WHAT YOU ARE ASKED TO DO: Give the listing again character for character, but drop the images.
[START DATASET CONTENT]
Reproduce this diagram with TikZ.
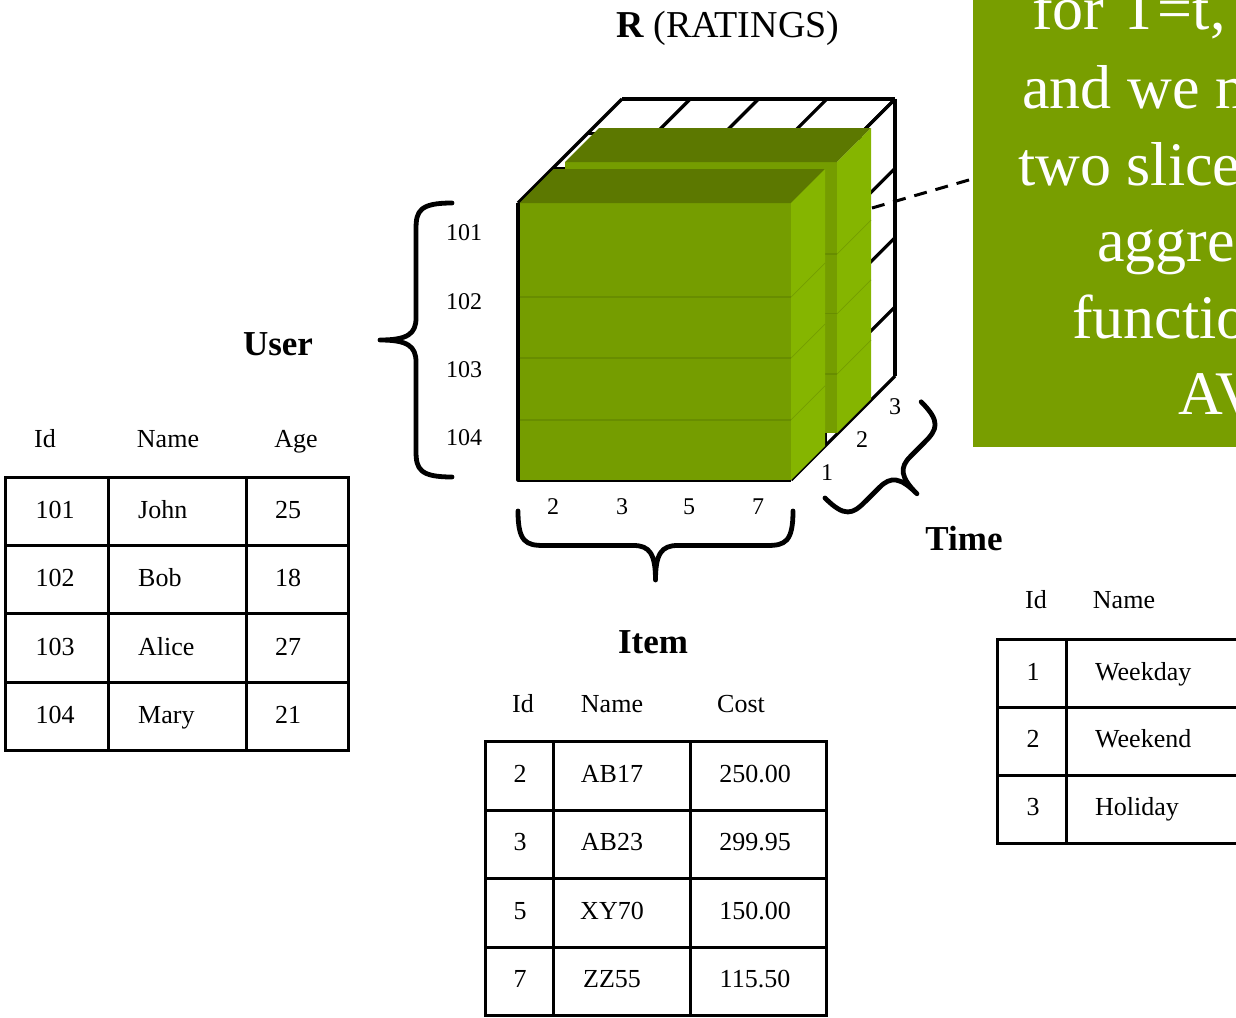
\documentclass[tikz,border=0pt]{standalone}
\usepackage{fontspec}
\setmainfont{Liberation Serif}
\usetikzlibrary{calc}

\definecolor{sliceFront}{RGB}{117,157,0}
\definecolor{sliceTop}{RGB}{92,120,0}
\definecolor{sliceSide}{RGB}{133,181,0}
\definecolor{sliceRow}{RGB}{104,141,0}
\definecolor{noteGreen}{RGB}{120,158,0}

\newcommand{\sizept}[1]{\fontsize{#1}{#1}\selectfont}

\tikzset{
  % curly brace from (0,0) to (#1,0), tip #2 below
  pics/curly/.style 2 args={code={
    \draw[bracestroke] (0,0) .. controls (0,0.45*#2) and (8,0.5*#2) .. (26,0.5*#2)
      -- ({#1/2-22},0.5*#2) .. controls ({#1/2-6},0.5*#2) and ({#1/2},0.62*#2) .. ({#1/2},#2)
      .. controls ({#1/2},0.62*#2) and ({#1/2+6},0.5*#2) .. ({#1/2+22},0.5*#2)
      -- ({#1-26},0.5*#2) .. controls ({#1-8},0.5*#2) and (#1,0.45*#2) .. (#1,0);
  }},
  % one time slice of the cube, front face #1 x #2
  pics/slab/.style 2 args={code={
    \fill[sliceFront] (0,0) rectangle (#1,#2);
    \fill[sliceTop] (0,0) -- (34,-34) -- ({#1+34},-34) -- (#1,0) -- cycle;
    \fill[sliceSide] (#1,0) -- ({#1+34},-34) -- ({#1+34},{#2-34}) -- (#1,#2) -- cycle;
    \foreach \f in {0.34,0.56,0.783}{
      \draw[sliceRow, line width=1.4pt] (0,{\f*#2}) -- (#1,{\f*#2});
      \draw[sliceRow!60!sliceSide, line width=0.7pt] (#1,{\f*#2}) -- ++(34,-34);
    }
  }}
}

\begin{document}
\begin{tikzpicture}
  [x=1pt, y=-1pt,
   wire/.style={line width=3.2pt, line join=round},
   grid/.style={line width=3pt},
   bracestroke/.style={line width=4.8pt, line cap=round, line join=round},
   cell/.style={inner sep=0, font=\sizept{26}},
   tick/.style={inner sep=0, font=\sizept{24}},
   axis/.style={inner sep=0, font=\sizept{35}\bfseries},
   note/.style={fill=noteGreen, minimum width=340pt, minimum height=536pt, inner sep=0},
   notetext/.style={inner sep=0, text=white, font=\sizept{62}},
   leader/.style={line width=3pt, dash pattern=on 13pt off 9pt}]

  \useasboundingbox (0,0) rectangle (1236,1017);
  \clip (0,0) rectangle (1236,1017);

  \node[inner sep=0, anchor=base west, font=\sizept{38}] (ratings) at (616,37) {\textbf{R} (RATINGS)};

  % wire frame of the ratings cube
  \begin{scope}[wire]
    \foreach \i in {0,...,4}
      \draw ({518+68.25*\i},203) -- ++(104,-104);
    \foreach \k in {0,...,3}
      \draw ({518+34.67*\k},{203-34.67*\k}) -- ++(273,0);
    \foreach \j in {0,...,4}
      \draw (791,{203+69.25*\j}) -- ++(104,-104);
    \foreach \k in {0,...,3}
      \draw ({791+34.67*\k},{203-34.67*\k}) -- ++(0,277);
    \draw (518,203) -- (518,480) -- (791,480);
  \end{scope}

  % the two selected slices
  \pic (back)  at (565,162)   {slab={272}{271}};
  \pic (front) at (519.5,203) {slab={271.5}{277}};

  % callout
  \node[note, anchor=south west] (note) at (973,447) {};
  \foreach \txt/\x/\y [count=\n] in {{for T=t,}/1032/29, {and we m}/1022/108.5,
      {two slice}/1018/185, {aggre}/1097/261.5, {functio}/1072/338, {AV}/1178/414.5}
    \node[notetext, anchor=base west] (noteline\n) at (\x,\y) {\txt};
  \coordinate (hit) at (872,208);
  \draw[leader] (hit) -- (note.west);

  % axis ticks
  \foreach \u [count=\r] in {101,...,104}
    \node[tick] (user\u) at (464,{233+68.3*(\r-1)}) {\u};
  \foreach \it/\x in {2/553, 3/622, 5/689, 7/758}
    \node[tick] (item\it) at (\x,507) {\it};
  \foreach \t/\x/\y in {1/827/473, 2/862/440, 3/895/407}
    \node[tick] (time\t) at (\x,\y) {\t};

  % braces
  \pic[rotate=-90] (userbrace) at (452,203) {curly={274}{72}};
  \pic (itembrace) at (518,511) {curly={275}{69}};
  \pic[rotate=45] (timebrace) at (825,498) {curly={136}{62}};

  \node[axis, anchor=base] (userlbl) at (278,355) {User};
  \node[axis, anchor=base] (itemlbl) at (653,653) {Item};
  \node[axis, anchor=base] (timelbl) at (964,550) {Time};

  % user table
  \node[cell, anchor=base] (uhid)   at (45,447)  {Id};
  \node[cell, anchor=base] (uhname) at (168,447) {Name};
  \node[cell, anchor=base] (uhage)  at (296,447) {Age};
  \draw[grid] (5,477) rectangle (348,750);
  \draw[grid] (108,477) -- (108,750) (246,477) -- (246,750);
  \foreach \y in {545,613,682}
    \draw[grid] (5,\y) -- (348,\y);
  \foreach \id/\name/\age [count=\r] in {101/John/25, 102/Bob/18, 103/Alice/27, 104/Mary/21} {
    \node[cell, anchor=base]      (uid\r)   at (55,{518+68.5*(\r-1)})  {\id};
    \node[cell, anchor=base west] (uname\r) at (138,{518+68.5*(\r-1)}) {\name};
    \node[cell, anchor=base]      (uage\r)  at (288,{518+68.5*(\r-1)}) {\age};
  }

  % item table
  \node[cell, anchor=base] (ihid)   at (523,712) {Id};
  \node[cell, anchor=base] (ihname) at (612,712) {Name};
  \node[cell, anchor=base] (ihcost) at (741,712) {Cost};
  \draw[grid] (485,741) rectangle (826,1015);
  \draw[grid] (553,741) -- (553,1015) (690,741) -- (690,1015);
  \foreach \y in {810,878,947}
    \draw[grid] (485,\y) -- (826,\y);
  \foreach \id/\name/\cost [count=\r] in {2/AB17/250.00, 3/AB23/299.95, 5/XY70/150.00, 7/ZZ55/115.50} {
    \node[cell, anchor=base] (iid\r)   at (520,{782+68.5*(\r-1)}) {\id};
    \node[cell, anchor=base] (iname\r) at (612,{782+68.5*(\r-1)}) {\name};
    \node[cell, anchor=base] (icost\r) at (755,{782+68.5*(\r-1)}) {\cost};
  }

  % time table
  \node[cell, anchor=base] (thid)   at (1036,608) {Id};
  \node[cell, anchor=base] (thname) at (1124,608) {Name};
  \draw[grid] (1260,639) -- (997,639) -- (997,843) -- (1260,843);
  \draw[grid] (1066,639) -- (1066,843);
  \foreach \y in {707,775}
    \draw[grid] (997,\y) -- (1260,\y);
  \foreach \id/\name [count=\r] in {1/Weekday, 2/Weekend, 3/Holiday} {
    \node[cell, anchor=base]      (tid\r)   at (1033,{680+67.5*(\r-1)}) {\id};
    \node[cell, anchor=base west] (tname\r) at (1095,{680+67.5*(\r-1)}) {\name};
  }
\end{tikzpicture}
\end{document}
[END DATASET CONTENT]
EXERCISE ANSWER:
Reproduce this diagram with TikZ.
\documentclass[tikz,border=0pt]{standalone}
\usepackage{fontspec}
\setmainfont{Liberation Serif}
\usetikzlibrary{calc}

\definecolor{sliceFront}{RGB}{117,157,0}
\definecolor{sliceTop}{RGB}{92,120,0}
\definecolor{sliceSide}{RGB}{133,181,0}
\definecolor{sliceRow}{RGB}{104,141,0}
\definecolor{noteGreen}{RGB}{120,158,0}

\newcommand{\sizept}[1]{\fontsize{#1}{#1}\selectfont}

\tikzset{
  % curly brace from (0,0) to (#1,0), tip #2 below
  pics/curly/.style 2 args={code={
    \draw[bracestroke] (0,0) .. controls (0,0.45*#2) and (8,0.5*#2) .. (26,0.5*#2)
      -- ({#1/2-22},0.5*#2) .. controls ({#1/2-6},0.5*#2) and ({#1/2},0.62*#2) .. ({#1/2},#2)
      .. controls ({#1/2},0.62*#2) and ({#1/2+6},0.5*#2) .. ({#1/2+22},0.5*#2)
      -- ({#1-26},0.5*#2) .. controls ({#1-8},0.5*#2) and (#1,0.45*#2) .. (#1,0);
  }},
  % one time slice of the cube, front face #1 x #2
  pics/slab/.style 2 args={code={
    \fill[sliceFront] (0,0) rectangle (#1,#2);
    \fill[sliceTop] (0,0) -- (34,-34) -- ({#1+34},-34) -- (#1,0) -- cycle;
    \fill[sliceSide] (#1,0) -- ({#1+34},-34) -- ({#1+34},{#2-34}) -- (#1,#2) -- cycle;
    \foreach \f in {0.34,0.56,0.783}{
      \draw[sliceRow, line width=1.4pt] (0,{\f*#2}) -- (#1,{\f*#2});
      \draw[sliceRow!60!sliceSide, line width=0.7pt] (#1,{\f*#2}) -- ++(34,-34);
    }
  }}
}

\begin{document}
\begin{tikzpicture}
  [x=1pt, y=-1pt,
   wire/.style={line width=3.2pt, line join=round},
   grid/.style={line width=3pt},
   bracestroke/.style={line width=4.8pt, line cap=round, line join=round},
   cell/.style={inner sep=0, font=\sizept{26}},
   tick/.style={inner sep=0, font=\sizept{24}},
   axis/.style={inner sep=0, font=\sizept{35}\bfseries},
   note/.style={fill=noteGreen, minimum width=340pt, minimum height=536pt, inner sep=0},
   notetext/.style={inner sep=0, text=white, font=\sizept{62}},
   leader/.style={line width=3pt, dash pattern=on 13pt off 9pt}]

  \useasboundingbox (0,0) rectangle (1236,1017);
  \clip (0,0) rectangle (1236,1017);

  \node[inner sep=0, anchor=base west, font=\sizept{38}] (ratings) at (616,37) {\textbf{R} (RATINGS)};

  % wire frame of the ratings cube
  \begin{scope}[wire]
    \foreach \i in {0,...,4}
      \draw ({518+68.25*\i},203) -- ++(104,-104);
    \foreach \k in {0,...,3}
      \draw ({518+34.67*\k},{203-34.67*\k}) -- ++(273,0);
    \foreach \j in {0,...,4}
      \draw (791,{203+69.25*\j}) -- ++(104,-104);
    \foreach \k in {0,...,3}
      \draw ({791+34.67*\k},{203-34.67*\k}) -- ++(0,277);
    \draw (518,203) -- (518,480) -- (791,480);
  \end{scope}

  % the two selected slices
  \pic (back)  at (565,162)   {slab={272}{271}};
  \pic (front) at (519.5,203) {slab={271.5}{277}};

  % callout
  \node[note, anchor=south west] (note) at (973,447) {};
  \foreach \txt/\x/\y [count=\n] in {{for T=t,}/1032/29, {and we m}/1022/108.5,
      {two slice}/1018/185, {aggre}/1097/261.5, {functio}/1072/338, {AV}/1178/414.5}
    \node[notetext, anchor=base west] (noteline\n) at (\x,\y) {\txt};
  \coordinate (hit) at (872,208);
  \draw[leader] (hit) -- (note.west);

  % axis ticks
  \foreach \u [count=\r] in {101,...,104}
    \node[tick] (user\u) at (464,{233+68.3*(\r-1)}) {\u};
  \foreach \it/\x in {2/553, 3/622, 5/689, 7/758}
    \node[tick] (item\it) at (\x,507) {\it};
  \foreach \t/\x/\y in {1/827/473, 2/862/440, 3/895/407}
    \node[tick] (time\t) at (\x,\y) {\t};

  % braces
  \pic[rotate=-90] (userbrace) at (452,203) {curly={274}{72}};
  \pic (itembrace) at (518,511) {curly={275}{69}};
  \pic[rotate=45] (timebrace) at (825,498) {curly={136}{62}};

  \node[axis, anchor=base] (userlbl) at (278,355) {User};
  \node[axis, anchor=base] (itemlbl) at (653,653) {Item};
  \node[axis, anchor=base] (timelbl) at (964,550) {Time};

  % user table
  \node[cell, anchor=base] (uhid)   at (45,447)  {Id};
  \node[cell, anchor=base] (uhname) at (168,447) {Name};
  \node[cell, anchor=base] (uhage)  at (296,447) {Age};
  \draw[grid] (5,477) rectangle (348,750);
  \draw[grid] (108,477) -- (108,750) (246,477) -- (246,750);
  \foreach \y in {545,613,682}
    \draw[grid] (5,\y) -- (348,\y);
  \foreach \id/\name/\age [count=\r] in {101/John/25, 102/Bob/18, 103/Alice/27, 104/Mary/21} {
    \node[cell, anchor=base]      (uid\r)   at (55,{518+68.5*(\r-1)})  {\id};
    \node[cell, anchor=base west] (uname\r) at (138,{518+68.5*(\r-1)}) {\name};
    \node[cell, anchor=base]      (uage\r)  at (288,{518+68.5*(\r-1)}) {\age};
  }

  % item table
  \node[cell, anchor=base] (ihid)   at (523,712) {Id};
  \node[cell, anchor=base] (ihname) at (612,712) {Name};
  \node[cell, anchor=base] (ihcost) at (741,712) {Cost};
  \draw[grid] (485,741) rectangle (826,1015);
  \draw[grid] (553,741) -- (553,1015) (690,741) -- (690,1015);
  \foreach \y in {810,878,947}
    \draw[grid] (485,\y) -- (826,\y);
  \foreach \id/\name/\cost [count=\r] in {2/AB17/250.00, 3/AB23/299.95, 5/XY70/150.00, 7/ZZ55/115.50} {
    \node[cell, anchor=base] (iid\r)   at (520,{782+68.5*(\r-1)}) {\id};
    \node[cell, anchor=base] (iname\r) at (612,{782+68.5*(\r-1)}) {\name};
    \node[cell, anchor=base] (icost\r) at (755,{782+68.5*(\r-1)}) {\cost};
  }

  % time table
  \node[cell, anchor=base] (thid)   at (1036,608) {Id};
  \node[cell, anchor=base] (thname) at (1124,608) {Name};
  \draw[grid] (1260,639) -- (997,639) -- (997,843) -- (1260,843);
  \draw[grid] (1066,639) -- (1066,843);
  \foreach \y in {707,775}
    \draw[grid] (997,\y) -- (1260,\y);
  \foreach \id/\name [count=\r] in {1/Weekday, 2/Weekend, 3/Holiday} {
    \node[cell, anchor=base]      (tid\r)   at (1033,{680+67.5*(\r-1)}) {\id};
    \node[cell, anchor=base west] (tname\r) at (1095,{680+67.5*(\r-1)}) {\name};
  }
\end{tikzpicture}
\end{document}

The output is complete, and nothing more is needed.